Government facilities are rarely centralized. They span federal campuses, municipal buildings, substations, transportation hubs and remote infrastructure.

Unified platforms create a single source of truth – enabling centralized governance while preserving local flexibility.

This governance model is no longer optional. It is essential for scalable oversight.

A future-ready architecture

Security infrastructure is increasingly:

  • Networked
  • Software-defined
  • Identity-driven
  • AI-enhanced
  • Cyber-relevant

The perimeter is no longer just fencing and gates. It includes connected devices, contractor credentials, remote operations and federated identity environments.

Global investment trends reinforce the shift. The perimeter security market is projected to exceed $114 billion by 2029, while critical infrastructure protection spending continues its upward trajectory.

But investment alone does not create resilience.

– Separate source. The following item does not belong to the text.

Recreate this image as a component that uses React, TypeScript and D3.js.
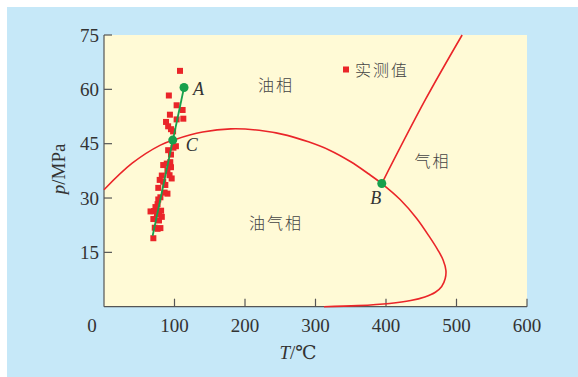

Future readiness isn’t about adding more technology. It’s about reducing architectural complexity before it compounds.

Government modernization demands platforms that scale without rip-and-replace, align with identity-driven policies and maintain open architecture for future evolution.

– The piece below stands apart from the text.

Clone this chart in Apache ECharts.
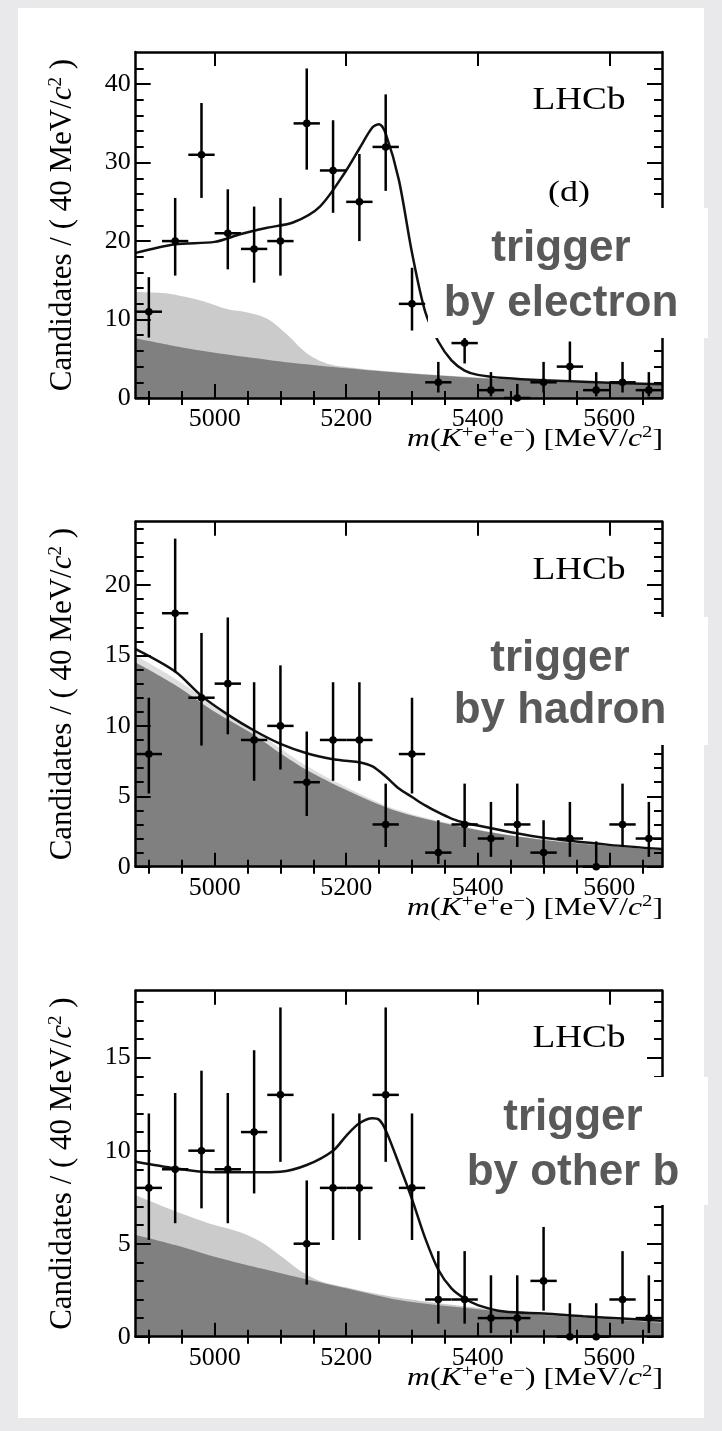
<!DOCTYPE html>
<html><head><meta charset="utf-8">
<script src="https://cdn.jsdelivr.net/npm/echarts@6/dist/echarts.min.js"></script>
<style>
html,body{margin:0;padding:0;background:#e9e9eb;width:722px;height:1431px;overflow:hidden;}
#card{position:absolute;left:18px;top:8px;width:686px;height:1410px;background:#fff;}
#chart{position:absolute;left:0;top:0;width:722px;height:1431px;}
</style></head><body>
<div id="card"></div><div id="chart"></div>
<script>
// ---------------- data ----------------
const binCenters = [4900,4940,4980,5020,5060,5100,5140,5180,5220,5260,5300,5340,5380,5420,5460,5500,5540,5580,5620,5660];
const binHalfWidth = 20;
const xMajorTicks = [5000,5200,5400,5600];
const xMinorTicks = [4900,4950,5050,5100,5150,5250,5300,5350,5450,5500,5550,5650];

// panel 1 : trigger by electron
const counts1 = [11,20,31,21,19,20,35,29,25,32,12,2,7,1,0,2,4,1,2,1];
const errLo1  = [3.3,4.4,5.5,4.6,4.3,4.4,5.9,5.4,5.0,5.6,3.4,1.3,2.6,0.8,0,1.3,1.9,0.8,1.3,0.8];
const errHi1  = [4.4,5.5,6.6,5.6,5.4,5.5,7.0,6.4,6.1,6.7,4.6,2.6,3.8,2.3,1.8,2.6,3.2,2.3,2.6,2.3];
const combX1 = [4880,4940,5000,5060,5120,5200,5290,5400,5500,5600,5680];
const comb1  = [7.6,6.6,5.77,5.1,4.45,3.78,3.15,2.55,2.15,1.85,1.65];
const bkgX1  = [4880,4930,4980,5020,5050,5080,5110,5140,5170,5210,5250,5300,5400,5500,5600,5680];
const bkg1   = [13.5,13.3,12.4,11.3,10.9,10.1,8.1,5.7,4.4,3.85,3.5,3.17,2.62,2.22,1.92,1.72];
const fitX1  = [4880,4940,5000,5040,5080,5120,5160,5200,5220,5240,5250,5260,5280,5300,5320,5340,5360,5380,5400,5440,5500,5600,5680];
const fit1   = [18.5,19.6,19.9,20.9,21.7,22.4,24.4,29.0,31.8,34.5,34.9,33.7,27.8,18.5,11.0,7.2,4.8,3.5,2.95,2.55,2.25,1.95,1.75];
const yMajor1 = [0,10,20,30,40];
const yMinor1 = [2,4,6,8,12,14,16,18,22,24,26,28,32,34,36,38,42];

// panel 2 : trigger by hadron
const counts2 = [8,18,12,13,9,10,6,9,9,3,8,1,3,2,3,1,2,0,3,2];
const errLo2  = [2.8,4.2,3.4,3.6,2.9,3.1,2.4,2.9,2.9,1.6,2.8,0.8,1.6,1.3,1.6,0.8,1.3,0,1.6,1.3];
const errHi2  = [4.0,5.3,4.6,4.7,4.1,4.3,3.6,4.1,4.1,2.9,4.0,2.3,2.9,2.6,2.9,2.3,2.6,1.8,2.9,2.6];
const combX2 = [4880,4940,5000,5060,5100,5140,5200,5280,5400,5500,5600,5680];
const comb2  = [14.5,12.9,11.0,9.36,8.06,6.87,5.45,3.9,2.6,1.9,1.47,1.19];
const bkgX2  = [4880,4940,5000,5060,5100,5140,5200,5280,5400,5500,5600,5680];
const bkg2   = [15.0,13.35,11.45,9.75,8.4,7.15,5.65,4.0,2.65,1.93,1.49,1.2];
const fitX2  = [4880,4940,4980,5020,5060,5100,5140,5180,5200,5220,5240,5260,5280,5300,5320,5340,5360,5380,5400,5450,5500,5600,5680];
const fit2   = [15.45,13.86,12.13,10.8,9.67,8.72,8.06,7.63,7.52,7.42,7.12,6.4,5.55,4.95,4.35,3.85,3.42,3.12,2.92,2.45,2.05,1.55,1.25];
const yMajor2 = [0,5,10,15,20];
const yMinor2 = [1,2,3,4,6,7,8,9,11,12,13,14,16,17,18,19,21,22,23,24];

// panel 3 : trigger by other b
const counts3 = [8,9,10,9,11,13,5,8,8,13,8,2,2,1,1,3,0,0,2,1];
const errLo3  = [2.8,2.9,3.1,2.9,3.3,3.6,2.2,2.8,2.8,3.6,2.8,1.3,1.3,0.8,0.8,1.6,0,0,1.3,0.8];
const errHi3  = [4.0,4.1,4.3,4.1,4.4,4.7,3.4,4.0,4.0,4.7,4.0,2.6,2.6,2.3,2.3,2.9,1.8,1.8,2.6,2.3];
const combX3 = [4880,4940,5000,5060,5120,5200,5280,5400,5500,5600,5680];
const comb3  = [5.47,4.93,4.3,3.76,3.25,2.6,1.97,1.47,1.17,0.94,0.75];
const bkgX3  = [4880,4940,5000,5040,5070,5100,5130,5160,5200,5240,5280,5360,5440,5520,5600,5680];
const bkg3   = [7.6,6.75,6.0,5.6,5.1,4.35,3.55,3.0,2.66,2.35,2.1,1.72,1.4,1.16,0.98,0.8];
const fitX3  = [4880,4940,4980,5020,5060,5100,5140,5180,5200,5220,5240,5250,5260,5280,5300,5320,5340,5360,5380,5400,5440,5500,5560,5620,5680];
const fit3   = [9.41,9.05,8.87,8.84,8.84,8.87,9.23,10.0,10.8,11.47,11.74,11.66,11.1,9.3,7.4,5.3,3.6,2.6,2.05,1.7,1.35,1.25,1.1,0.98,0.86];
const yMajor3 = [0,5,10,15];
const yMinor3 = [1,2,3,4,6,7,8,9,11,12,13,14,16,17,18];

const xMin = 4880, xMax = 5680;
const triggerLabels = [['trigger','by electron'],['trigger','by hadron'],['trigger','by other b']];

// ---------------- layout ----------------
const panels = [
  {top:52,    height:346, yMax:44.1, yMajor:yMajor1, yMinor:yMinor1, counts:counts1, lo:errLo1, hi:errHi1,
   combX:combX1, comb:comb1, bkgX:bkgX1, bkg:bkg1, fitX:fitX1, fit:fit1, bkgColor:'#cbcbcb',
   box:{x:428,y:208,w:280,h:130}, tx:561, tb:[264,319], lhcb:112, d:true},
  {top:521.7, height:345, yMax:24.5, yMajor:yMajor2, yMinor:yMinor2, counts:counts2, lo:errLo2, hi:errHi2,
   combX:combX2, comb:comb2, bkgX:bkgX2, bkg:bkg2, fitX:fitX2, fit:fit2, bkgColor:'#dedede',
   box:{x:442,y:617,w:266,h:128}, tx:560, tb:[674,726], lhcb:582, d:false},
  {top:990.7, height:346, yMax:18.6, yMajor:yMajor3, yMinor:yMinor3, counts:counts3, lo:errLo3, hi:errHi3,
   combX:combX3, comb:comb3, bkgX:bkgX3, bkg:bkg3, fitX:fitX3, fit:fit3, bkgColor:'#cbcbcb',
   box:{x:455,y:1077,w:253,h:128}, tx:573, tb:[1133,1188], lhcb:1050, d:false}
];
const gridLeft = 135.7, gridRight = 60;
const serif = '"Liberation Serif","Times New Roman","DejaVu Serif",serif';
const sans = '"Liberation Sans",Arial,Helvetica,sans-serif';

const grids = [], xAxes = [], yAxes = [], series = [], graphics = [];
const lineBlack = {color:'#000', width:2.5};
const tickStyle = {color:'#000', width:2};
const plainNum = v => String(v);

function zip(xs, ys){ return xs.map((x,i)=>[x, ys[i]]); }

function errRender(params, api){
  const x = api.value(0), y = api.value(1), lo = api.value(2), hi = api.value(3);
  const c = api.coord([x, y]);
  const pLo = api.coord([x, y - lo]);
  const pHi = api.coord([x, y + hi]);
  const pL = api.coord([x - binHalfWidth, y]);
  const pR = api.coord([x + binHalfWidth, y]);
  const st = {stroke:'#000', lineWidth:2.5};
  return {type:'group', children:[
    {type:'line', shape:{x1:c[0], y1:pLo[1], x2:c[0], y2:pHi[1]}, style:st},
    {type:'line', shape:{x1:pL[0], y1:c[1], x2:pR[0], y2:c[1]}, style:st},
    {type:'circle', shape:{cx:c[0], cy:c[1], r:3.8}, style:{fill:'#000'}}
  ]};
}

panels.forEach((p, k) => {
  const gMain = grids.length;
  grids.push({left:gridLeft, right:gridRight, top:p.top, height:p.height, outerBoundsMode:'none', containLabel:false});
  const gMinor = grids.length;
  grids.push({left:gridLeft, right:gridRight, top:p.top, height:p.height, outerBoundsMode:'none', containLabel:false});

  const xBase = {type:'value', min:xMin, max:xMax, splitLine:{show:false}, z:10};
  const xMainIdx = xAxes.length;
  xAxes.push(Object.assign({}, xBase, {gridIndex:gMain, position:'bottom',
    axisLine:{show:true, onZero:false, lineStyle:lineBlack},
    axisTick:{show:true, inside:true, length:14, customValues:xMajorTicks, lineStyle:tickStyle},
    axisLabel:{show:true, customValues:xMajorTicks, formatter:plainNum, fontFamily:serif, fontSize:26, color:'#000', margin:8}}));
  xAxes.push(Object.assign({}, xBase, {gridIndex:gMain, position:'top',
    axisLine:{show:true, onZero:false, lineStyle:lineBlack},
    axisTick:{show:true, inside:true, length:14, customValues:xMajorTicks, lineStyle:tickStyle},
    axisLabel:{show:false}}));
  xAxes.push(Object.assign({}, xBase, {gridIndex:gMinor, position:'bottom',
    axisLine:{show:false},
    axisTick:{show:true, inside:true, length:7, customValues:xMinorTicks, lineStyle:tickStyle},
    axisLabel:{show:false}}));
  xAxes.push(Object.assign({}, xBase, {gridIndex:gMinor, position:'top',
    axisLine:{show:false},
    axisTick:{show:true, inside:true, length:7, customValues:xMinorTicks, lineStyle:tickStyle},
    axisLabel:{show:false}}));

  const yBase = {type:'value', min:0, max:p.yMax, splitLine:{show:false}, z:10};
  const yMainIdx = yAxes.length;
  yAxes.push(Object.assign({}, yBase, {gridIndex:gMain, position:'left',
    axisLine:{show:true, onZero:false, lineStyle:lineBlack},
    axisTick:{show:true, inside:true, length:15, customValues:p.yMajor, lineStyle:tickStyle},
    axisLabel:{show:true, customValues:p.yMajor, formatter:plainNum, fontFamily:serif, fontSize:26, color:'#000', margin:5}}));
  yAxes.push(Object.assign({}, yBase, {gridIndex:gMain, position:'right',
    axisLine:{show:true, onZero:false, lineStyle:lineBlack},
    axisTick:{show:true, inside:true, length:15, customValues:p.yMajor, lineStyle:tickStyle},
    axisLabel:{show:false}}));
  yAxes.push(Object.assign({}, yBase, {gridIndex:gMinor, position:'left',
    axisLine:{show:false},
    axisTick:{show:true, inside:true, length:8, customValues:p.yMinor, lineStyle:tickStyle},
    axisLabel:{show:false}}));
  yAxes.push(Object.assign({}, yBase, {gridIndex:gMinor, position:'right',
    axisLine:{show:false},
    axisTick:{show:true, inside:true, length:8, customValues:p.yMinor, lineStyle:tickStyle},
    axisLabel:{show:false}}));

  const ax = {xAxisIndex:xMainIdx, yAxisIndex:yMainIdx};
  series.push(Object.assign({type:'line', name:'bkg'+k, data:zip(p.bkgX, p.bkg), smooth:0.3,
    showSymbol:false, symbol:'none', lineStyle:{width:0}, areaStyle:{color:p.bkgColor, opacity:1}, z:1, silent:true, animation:false}, ax));
  series.push(Object.assign({type:'line', name:'comb'+k, data:zip(p.combX, p.comb), smooth:0.3,
    showSymbol:false, symbol:'none', lineStyle:{width:0}, areaStyle:{color:'#808080', opacity:1}, z:2, silent:true, animation:false}, ax));
  series.push(Object.assign({type:'line', name:'fit'+k, data:zip(p.fitX, p.fit), smooth:0.3,
    showSymbol:false, symbol:'none', lineStyle:{color:'#111', width:2.5}, z:3, silent:true, animation:false}, ax));
  series.push(Object.assign({type:'custom', name:'data'+k, renderItem:errRender,
    data:binCenters.map((x,i)=>[x, p.counts[i], p.lo[i], p.hi[i]]), encode:{x:0, y:1}, z:4, silent:true, animation:false, clip:false}, ax));

  const midY = p.top + p.height/2;
  const bottomY = p.top + p.height;
  // y axis title
  graphics.push({type:'text', x:63, y:midY, rotation:Math.PI/2, z:50,
    style:{text:'Candidates / ( 40 MeV/{i|c}{sup|2} )', fontFamily:serif, fontSize:31, fill:'#000',
      align:'center', verticalAlign:'middle', textAlign:'center', textVerticalAlign:'middle',
      rich:{i:{fontFamily:serif, fontSize:31, fontStyle:'italic', fill:'#000'},
            sup:{fontFamily:serif, fontSize:19, fill:'#000', verticalAlign:'top', lineHeight:33}}}});
  // x axis title
  graphics.push({type:'text', x:663, y:bottomY + 41, scaleX:1.22, z:50,
    style:{text:'{i|m}({i|K}{sup|+}e{sup|+}e{sup|−}) [MeV/{i|c}{sup|2}]', fontFamily:serif, fontSize:26, fill:'#000',
      align:'right', verticalAlign:'middle', textAlign:'right', textVerticalAlign:'middle',
      rich:{i:{fontFamily:serif, fontSize:26, fontStyle:'italic', fill:'#000'},
            sup:{fontFamily:serif, fontSize:17, fill:'#000', verticalAlign:'top', lineHeight:29}}}});
  // LHCb
  graphics.push({type:'text', x:579, y:p.lhcb - 11, scaleX:1.2, z:50,
    style:{text:'LHCb', fontFamily:serif, fontSize:31, fill:'#000', align:'center', verticalAlign:'middle',
      textAlign:'center', textVerticalAlign:'middle'}});
  if (p.d) {
    graphics.push({type:'text', x:569, y:193, scaleX:1.2, z:50,
      style:{text:'(d)', fontFamily:serif, fontSize:30, fill:'#000', align:'center', verticalAlign:'middle',
        textAlign:'center', textVerticalAlign:'middle'}});
  }
  // white label box and trigger text
  graphics.push({type:'rect', x:p.box.x, y:p.box.y, shape:{x:0, y:0, width:p.box.w, height:p.box.h}, z:90,
    style:{fill:'#ffffff'}});
  triggerLabels[k].forEach((t, j) => {
    graphics.push({type:'text', x:p.tx, y:p.tb[j] - 15, z:95,
      style:{text:t, fontFamily:sans, fontWeight:'bold', fontSize:44, fill:'#595959', align:'center', verticalAlign:'middle',
        textAlign:'center', textVerticalAlign:'middle'}});
  });
});

const chart = echarts.init(document.getElementById('chart'), null, {renderer:'canvas'});
chart.setOption({
  animation:false,
  backgroundColor:'transparent',
  grid:grids, xAxis:xAxes, yAxis:yAxes, series:series,
  graphic:{elements:graphics}
});
</script>
</body></html>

From fence lines to federated identity

Modern threats rarely begin – or end – at a door. Security failures increasingly occur in handoffs: between detection and verification; between access and identity; between physical and cyber response teams; and between operations and compliance.

A perimeter-to-core strategy closes those gaps. The operating model becomes six aligned domains:

  • Perimeter detection
  • Intrusion corroboration
  • Access control enforcement
  • Video verification
  • Identity authentication
  • Workflow unification

Correlation transforms signals into narrative:

  • A perimeter alert triggers at Gate 3
  • Video confirms a vehicle loitering
  • A credential attempt follows in a restricted zone
  • Policy denies access
  • Evidence auto-archives
  • A response playbook activates

That level of coordination is rapidly becoming baseline – not aspirational.

Where zero trust becomes physical

Zero Trust is no longer confined to IT. Federal directives and CISA guidance emphasize convergence between physical and cyber domains. Identity is increasingly the control plane of both.

Modern platforms must anchor access decisions in verified identity, enforce role-based governance and support hardware-backed MFA approaches such as FIDO-aligned authentication models.

Credential validation alone is insufficient. Identity assurance must be resilient, auditable and policy-driven.

The convergence is no longer philosophical. It is operational.

The strategic imperative

Government environments operate within long procurement cycles, legacy estates, evidence retention requirements, privacy mandates and mission continuity constraints.

They cannot rip and replace. Which is precisely why unification matters.

It enables modernization without disruption. It aligns existing systems into coherent operational capability. It reduces risk without increasing cognitive load.

The industry conversation is shifting. The question is no longer: “Which system should we upgrade next?” It is: “How do we unify what we already have – and prepare for what’s coming?”

Security should create confidence – not cognitive load.

Perimeter-to-core unification delivers:

  • Faster decision-making
  • Stronger compliance posture
  • Reduced operational friction
  • Greater executive visibility
  • Long-term architectural resilience

In today’s environment, engineered resilience is no longer optional. It is foundational.